I’m driving home from the coffee shop when I look out the window. The neighborhood is bathed in a soft, early morning glow. Everyone is still asleep. Bursting cherry blossoms bristle in the crisp spring wind, the sidewalks peppered with the pop of purple coneflower. Suddenly, the sky yawns, big and blue and beautiful. As I soak in the view, I feel slightly unsettled. Fingers coiled around the steering wheel, I examine each passing house: the one with a brick porch that’s a different color from the other bricks. The one where the shutters have a half-moon carved above the slats. Espresso wafts through my Volkswagen as I coast down the lazy, bohemian boulevard. I notice if the front door has a screen, a brass knocker pinned at the top, or is propped open and ready to greet whomever may come moseying along. It’s going to be a perfect day for preaching, only I escaped the cult seven years ago, and I don’t have to knock on another fucking door for the rest of my life.

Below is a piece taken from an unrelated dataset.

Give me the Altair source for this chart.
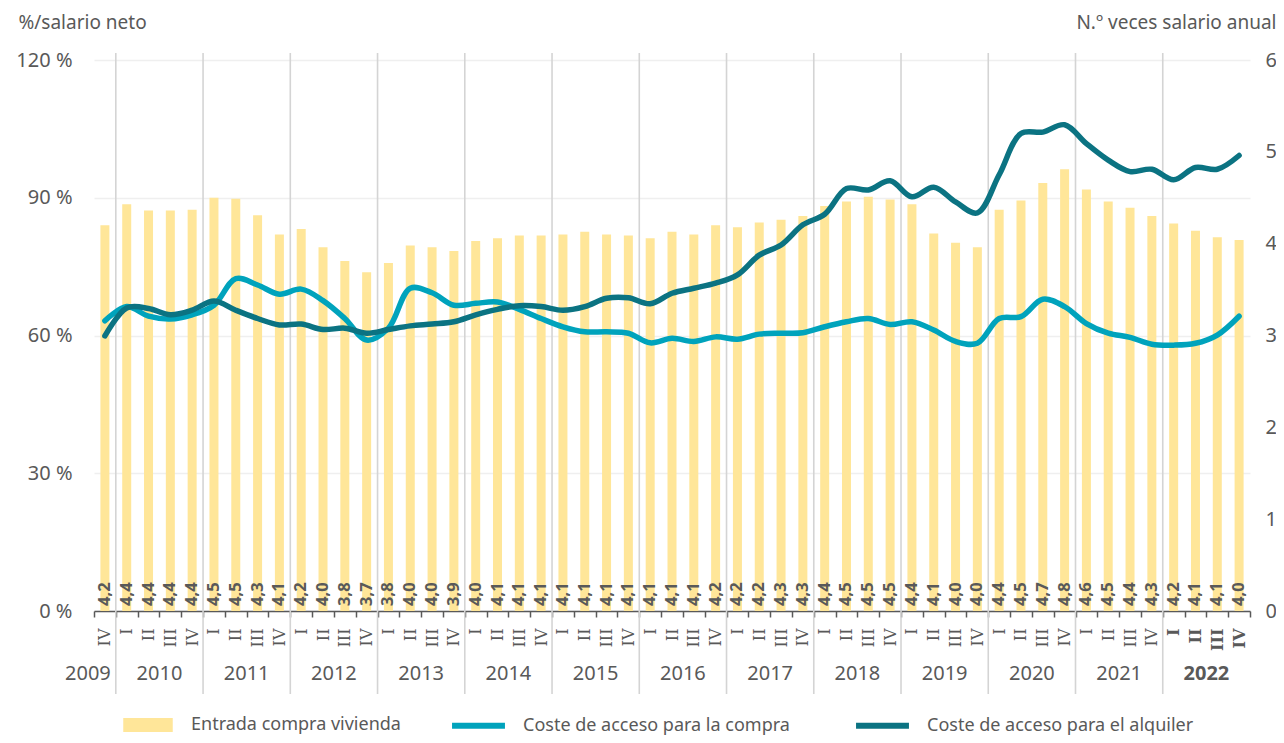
import altair as alt
import pandas as pd

# ---------------- data ----------------
anios = ["2009"] + [str(y) for y in range(2010, 2023) for _ in range(4)]
trimestres = ["IV"] + ["I", "II", "III", "IV"] * 13

# Entrada compra vivienda (N.º veces salario anual) - right axis
entrada = [4.20, 4.43, 4.36, 4.36, 4.37, 4.50, 4.49, 4.31, 4.10, 4.16,
           3.96, 3.81, 3.69, 3.79, 3.98, 3.96, 3.92, 4.03, 4.06, 4.09,
           4.09, 4.10, 4.13, 4.10, 4.09, 4.06, 4.13, 4.10, 4.20, 4.18,
           4.23, 4.26, 4.30, 4.41, 4.46, 4.51, 4.48, 4.43, 4.11, 4.01,
           3.96, 4.37, 4.47, 4.66, 4.81, 4.59, 4.46, 4.39, 4.30, 4.22,
           4.14, 4.07, 4.04]
etiquetas = ["4,2", "4,4", "4,4", "4,4", "4,4", "4,5", "4,5", "4,3", "4,1", "4,2",
             "4,0", "3,8", "3,7", "3,8", "4,0", "4,0", "3,9", "4,0", "4,1", "4,1",
             "4,1", "4,1", "4,1", "4,1", "4,1", "4,1", "4,1", "4,1", "4,2", "4,2",
             "4,2", "4,3", "4,3", "4,4", "4,5", "4,5", "4,5", "4,4", "4,1", "4,0",
             "4,0", "4,4", "4,5", "4,7", "4,8", "4,6", "4,5", "4,4", "4,3", "4,2",
             "4,1", "4,1", "4,0"]
# Coste de acceso (%/salario neto) - left axis
compra = [63.2, 66.3, 64.2, 63.6, 64.5, 66.6, 72.4, 71.0, 69.0, 70.1,
          67.6, 63.7, 59.0, 61.6, 70.3, 69.3, 66.6, 67.0, 67.3, 65.7,
          63.7, 61.9, 60.8, 60.8, 60.5, 58.4, 59.4, 58.7, 59.7, 59.2,
          60.3, 60.5, 60.6, 61.9, 63.0, 63.7, 62.4, 63.0, 61.2, 58.7,
          58.3, 63.7, 64.1, 67.9, 66.3, 62.6, 60.5, 59.6, 58.1, 57.9,
          58.3, 60.1, 64.2]
alquiler = [59.9, 66.0, 65.9, 64.5, 65.5, 67.5, 65.5, 63.7, 62.3, 62.5,
            61.3, 61.6, 60.5, 61.3, 62.1, 62.5, 63.0, 64.5, 65.7, 66.5,
            66.3, 65.5, 66.3, 68.1, 68.2, 66.9, 69.2, 70.3, 71.4, 73.2,
            77.5, 79.7, 84.1, 86.4, 92.0, 91.7, 93.7, 90.2, 92.3, 89.1,
            86.7, 95.0, 104.0, 104.3, 105.9, 101.8, 98.2, 95.7, 96.2, 93.9,
            96.6, 96.2, 99.2]

serie_barras = "Entrada compra vivienda"
serie_compra = "Coste de acceso para la compra"
serie_alquiler = "Coste de acceso para el alquiler"

# ---------------- tables ----------------
periodos = [f"{a}-{t}" for a, t in zip(anios, trimestres)]
df = pd.DataFrame({
    "periodo": periodos, "anio": anios, "trim": trimestres,
    "entrada": entrada, "etiqueta": etiquetas, "serie_b": serie_barras,
})
df_l = pd.concat([
    pd.DataFrame({"periodo": periodos, "valor": compra, "serie_l": serie_compra}),
    pd.DataFrame({"periodo": periodos, "valor": alquiler, "serie_l": serie_alquiler}),
], ignore_index=True)
df_sep = df[df["trim"] == "I"][["periodo"]].reset_index(drop=True)
years_unique = sorted(set(anios))
df_y = pd.DataFrame({
    "anio": years_unique,
    "ancla": [f"{y}-IV" if y == "2009" else f"{y}-II" for y in years_unique],
})

GRAY = "#595959"
FONT = "Noto Sans"

x_axis = alt.Axis(
    title=None,
    labelExpr="isString(datum.value) ? split(datum.value, '-')[1] : ''",
    labelAngle=270,
    labelFont="DejaVu Serif", labelFontSize=16, labelColor=GRAY,
    labelFontWeight={"condition": {"test": "isString(datum.value) && indexof(datum.value, '2022') == 0",
                                   "value": "bold"}, "value": "normal"},
    labelPadding=11, tickBand="extent", tickSize=6, tickColor=GRAY, tickWidth=1.5,
    domainColor=GRAY, domainWidth=1.5, grid=False,
)
x_scale = alt.Scale(domain=periodos, paddingInner=0, paddingOuter=0)


def X(field="periodo", **kw):
    return alt.X(f"{field}:N", sort=periodos, scale=x_scale, axis=x_axis, **kw)


base = alt.Chart(df)

bars = base.mark_bar(size=9).encode(
    x=X(),
    y=alt.Y("entrada:Q", scale=alt.Scale(domain=[0, 6]),
            axis=alt.Axis(orient="right", values=[0, 1, 2, 3, 4, 5, 6], grid=False, domain=False,
                          ticks=False, labelFontSize=20, labelColor=GRAY, labelPadding=15,
                          title="N.º veces salario anual", titleAngle=0, titleAlign="right",
                          titleBaseline="middle", titleX=26, titleY=-38, titleFontSize=19,
                          titleFontWeight="normal", titleColor=GRAY)),
    fill=alt.Fill("serie_b:N", scale=alt.Scale(domain=[serie_barras], range=["#FFE699"]),
                  legend=alt.Legend(orient="none", legendX=29, legendY=640, direction="horizontal",
                                    title=None, symbolType="M-1,-0.28L1,-0.28L1,0.28L-1,0.28Z",
                                    symbolSize=2450, symbolStrokeWidth=0, labelFontSize=18,
                                    labelColor=GRAY, labelOffset=18, labelLimit=400,
                                    labelBaseline="middle")),
)

seps = alt.Chart(df_sep).mark_rule(color="#d4d4d4", strokeWidth=1.6).encode(
    x=X(bandPosition=0),
    y=alt.value(-7),
    y2=alt.value(634),
)

bar_labels = base.mark_text(angle=270, align="left", baseline="middle", fontSize=16.5,
                            fontWeight="bold", color=GRAY, font=FONT).encode(
    x=X(),
    y=alt.value(546),
    text="etiqueta:N",
)

year_normal = alt.Chart(df_y).transform_filter(
    "datum.anio != '2009' && datum.anio != '2022'"
).mark_text(fontSize=20, color=GRAY, baseline="middle", font=FONT).encode(
    x=X("ancla", bandPosition=1),
    y=alt.value(614),
    text="anio:N",
)
year_first = alt.Chart(df_y).transform_filter("datum.anio == '2009'").mark_text(
    fontSize=20, color=GRAY, baseline="middle", align="right", dx=-5, font=FONT).encode(
    x=X("ancla", bandPosition=1),
    y=alt.value(614),
    text="anio:N",
)
year_last = alt.Chart(df_y).transform_filter("datum.anio == '2022'").mark_text(
    fontSize=20, color=GRAY, baseline="middle", font=FONT, fontWeight="bold").encode(
    x=X("ancla", bandPosition=1),
    y=alt.value(614),
    text="anio:N",
)

lines = alt.Chart(df_l).mark_line(interpolate="catmull-rom", strokeWidth=5.5, strokeCap="round").encode(
    x=X(),
    y=alt.Y("valor:Q", scale=alt.Scale(domain=[0, 120]),
            axis=alt.Axis(orient="left", values=[0, 30, 60, 90, 120], labelExpr="datum.value + ' %'",
                          grid=True, gridColor="#efefef", gridWidth=1.5, domain=False, ticks=False,
                          labelFontSize=20, labelColor=GRAY, labelPadding=22,
                          title="%/salario neto", titleAngle=0, titleAlign="left",
                          titleBaseline="middle", titleX=-76, titleY=-38, titleFontSize=19,
                          titleFontWeight="normal", titleColor=GRAY)),
    stroke=alt.Stroke("serie_l:N", scale=alt.Scale(domain=[serie_compra, serie_alquiler],
                                                   range=["#00A3BC", "#0B7382"]),
                      legend=alt.Legend(orient="none", legendX=355, legendY=636, direction="horizontal",
                                        title=None, symbolType="stroke", symbolSize=2800,
                                        symbolStrokeWidth=6, labelFontSize=18, labelColor=GRAY,
                                        labelOffset=15, columnPadding=54, labelLimit=400,
                                        labelBaseline="middle")),
)

chart = alt.layer(bars, seps, bar_labels, year_normal, year_first, year_last, lines).resolve_scale(
    y="independent"
).properties(
    width=1156, height=551,
    autosize=alt.AutoSizeParams(type="none"),
    padding={"left": 86, "top": 52, "right": 26, "bottom": 124},
    background="white",
).configure(font=FONT).configure_view(stroke=None).configure_legend(padding=0)

chart.save("out.html", embed_options={"renderer": "svg", "actions": False})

Every Saturday went like this: wake up at 7:30 am, take a nervous shit, gather my Bible, a stack of dog-eared magazines, and haul ass to the Kingdom Hall. With a mealy granola bar hanging out of my mouth, I relish my last moment of silence in the car. Next, sit through an obligatory pep talk about saving humanity, then brace for the blistering heat, or cold. On route to the “territory”, I jerk my car into a Quik Stop and dry heave. Twenty minutes later, I pull up to WASP country, irritated stares already peering through their fancy blinds. Jehovah’s Witnesses door-to-door preaching is a nuisance at best, certainly for the disoriented homeowner jostled awake by a religious zealot, but also for the one doing the knocking. I used to pray, not for salvation or world peace, but for rain. Please rain, I thought, and spare us all.

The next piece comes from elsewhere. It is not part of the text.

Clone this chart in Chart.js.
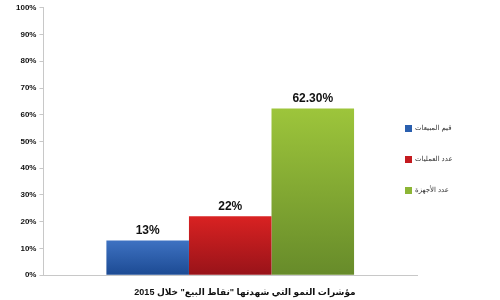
<!DOCTYPE html>
<html>
<head>
<meta charset="utf-8">
<script src="https://cdn.jsdelivr.net/npm/chart.js@4/dist/chart.umd.min.js"></script>
<style>
  html, body { margin: 0; padding: 0; background: #fff; }
  #wrap { width: 500px; height: 300px; }
</style>
</head>
<body>
<div id="wrap"><canvas id="grafico"></canvas></div>
<script>
// dados do gráfico
var categorias = [''];
var series = ['قيم المبيعات', 'عدد العمليات', 'عدد الأجهزة'];
var valores = [13, 22, 62.3];
var rotulos = ['13%', '22%', '62.30%'];
var ticksY = [0, 10, 20, 30, 40, 50, 60, 70, 80, 90, 100];
var titulo = 'مؤشرات النمو التي شهدتها "نقاط البيع" خلال 2015';

// cores (topo, base) de cada barra
var coresTopo = ['#3e72c2', '#d92222', '#9dc53b'];
var coresBase = ['#1c4a93', '#981319', '#678b2a'];
var coresLegenda = ['#2a5fae', '#c41a1f', '#8cb535'];

var fonte = "'Liberation Sans', 'DejaVu Sans', Arial, sans-serif";

function gradiente(i) {
  return function (ctx) {
    var chart = ctx.chart;
    if (!chart.chartArea) return coresLegenda[i];
    var y = chart.scales.y;
    var g = chart.ctx.createLinearGradient(0, y.getPixelForValue(valores[i]), 0, y.getPixelForValue(0));
    g.addColorStop(0, coresTopo[i]);
    g.addColorStop(1, coresBase[i]);
    return g;
  };
}

var datasets = [];
for (let i = 0; i < series.length; i++) {
  datasets.push({
    label: series[i],
    data: [valores[i]],
    backgroundColor: gradiente(i),
    borderWidth: 0,
    categoryPercentage: 0.663,
    barPercentage: 1
  });
}

// plugin simples para escrever o valor em cima de cada barra
const rotuloBarras = {
  id: 'rotuloBarras',
  afterDatasetsDraw(chart) {
    const ctx = chart.ctx;
    ctx.save();
    ctx.font = 'bold 12px ' + fonte;
    ctx.fillStyle = '#111';
    ctx.textAlign = 'center';
    ctx.textBaseline = 'bottom';
    chart.data.datasets.forEach((ds, i) => {
      const bar = chart.getDatasetMeta(i).data[0];
      ctx.fillText(rotulos[i], bar.x, bar.y - 4);
    });
    ctx.restore();
  }
};

// legenda desenhada à mão à direita do gráfico (quadrado + texto)
const legendaLateral = {
  id: 'legendaLateral',
  afterDraw(chart) {
    const ctx = chart.ctx;
    const x = chart.chartArea.right - 12;
    const y0 = 128.5;
    ctx.save();
    ctx.font = '7px ' + fonte;
    ctx.textBaseline = 'middle';
    chart.data.datasets.forEach((ds, i) => {
      const y = y0 + i * 31;
      ctx.fillStyle = coresLegenda[i];
      ctx.fillRect(x, y - 3.5, 7, 7);
      ctx.fillStyle = '#333';
      ctx.fillText(ds.label, x + 10, y);
    });
    ctx.restore();
  }
};

new Chart(document.getElementById('grafico'), {
  type: 'bar',
  data: { labels: categorias, datasets: datasets },
  plugins: [rotuloBarras, legendaLateral],
  options: {
    responsive: true,
    maintainAspectRatio: false,
    animation: false,
    layout: { padding: { left: 13, top: 4, right: 23, bottom: 0 } },
    scales: {
      x: {
        grid: { display: false, drawTicks: false },
        border: { color: '#c8c8c8', width: 1 },
        ticks: { display: false }
      },
      y: {
        min: 0,
        max: 100,
        afterBuildTicks: function (axis) { axis.ticks = ticksY.map(v => ({ value: v })); },
        grid: { drawOnChartArea: false, color: '#c8c8c8', tickLength: 4 },
        border: { color: '#c8c8c8', width: 1 },
        ticks: {
          padding: 3,
          color: '#111',
          font: { family: fonte, size: 8, weight: 'bold' },
          callback: v => v + '%'
        }
      },
      // eixo vazio só para reservar o espaço da legenda
      espaco: {
        position: 'right',
        grid: { display: false, drawTicks: false },
        border: { display: false },
        ticks: { display: false },
        afterFit: function (axis) { axis.width = 60; }
      }
    },
    plugins: {
      legend: { display: false },
      title: {
        display: true,
        position: 'bottom',
        text: titulo,
        color: '#111',
        font: { family: fonte, size: 9, weight: 'bold' },
        padding: { top: 12, bottom: 2 }
      },
      tooltip: { enabled: false }
    }
  }
});
</script>
</body>
</html>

I grew up in Dallas, Texas. Like a vampire, I recoiled at the sun, pining instead for cool, overcast skies. I rejoiced in a thunderstorm and was known to frolic in a puddle. More importantly, rain meant those crazy people wouldn’t be out proselytizing. Rain was the sole qualifier, the one get-out-of-jail-free card we had. Phone witnessing would take its place, the Jehovah’s Witness equivalent of telemarketing. Hello, you live in a gated community, which is why I’m giving you my unsolicited religious advice through this method instead. Finally, there was letter writing: hand-scribbled junk mail punctuated with scriptures and stickers that came across overly wholesome and somehow age-inappropriate. I, however, risked the guilt trip that came with opting out of these alternatives, and went back to bed. Preacher on the streets, sinner in the sheets, indeed.

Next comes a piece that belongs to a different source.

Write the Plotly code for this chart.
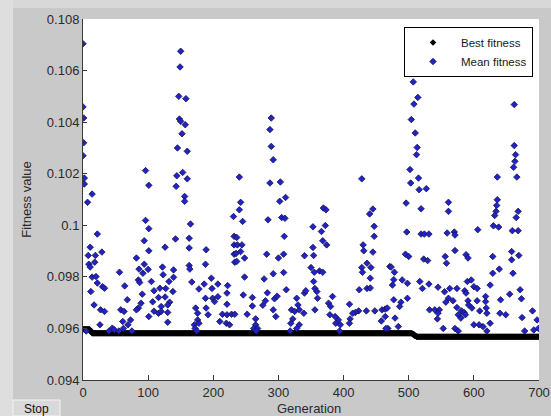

But, if it was beautiful, not a cloud in the sky, you were screwed. Destined to spend a rare, sparkling two hours now tarnished by the drudgery. No one wanted to talk to us, and if we were honest with each other, we didn’t want to talk to them. We descended on neighborhoods to shove our ideology down strangers’ throats on their own doorsteps. At least some of us knew this was wrong, but the door knocking was mandatory; anyone who didn’t report for duty would answer for it later. People cursed, slammed doors, or would notice us from their lawns and quietly head inside. I hated blue skies and sunshine because it meant I would be seen in the daylight doing something that, in fact, put me in a very dark place. I was isolated from the rest of the world, and each stunning, panoramic morning only served to spotlight how lonely I really was.

Sunny days are very different now. Lounging in my plastic Adirondack chair in a tattered bikini, I welcome the warmth on my cheeks. (My face, pervert.) I’m enjoying my little patch of land uninterrupted, happy to let my neighbor do the same. No more doors to knock down, souls to save, and when I take a shit, it’s for the pure joy of it.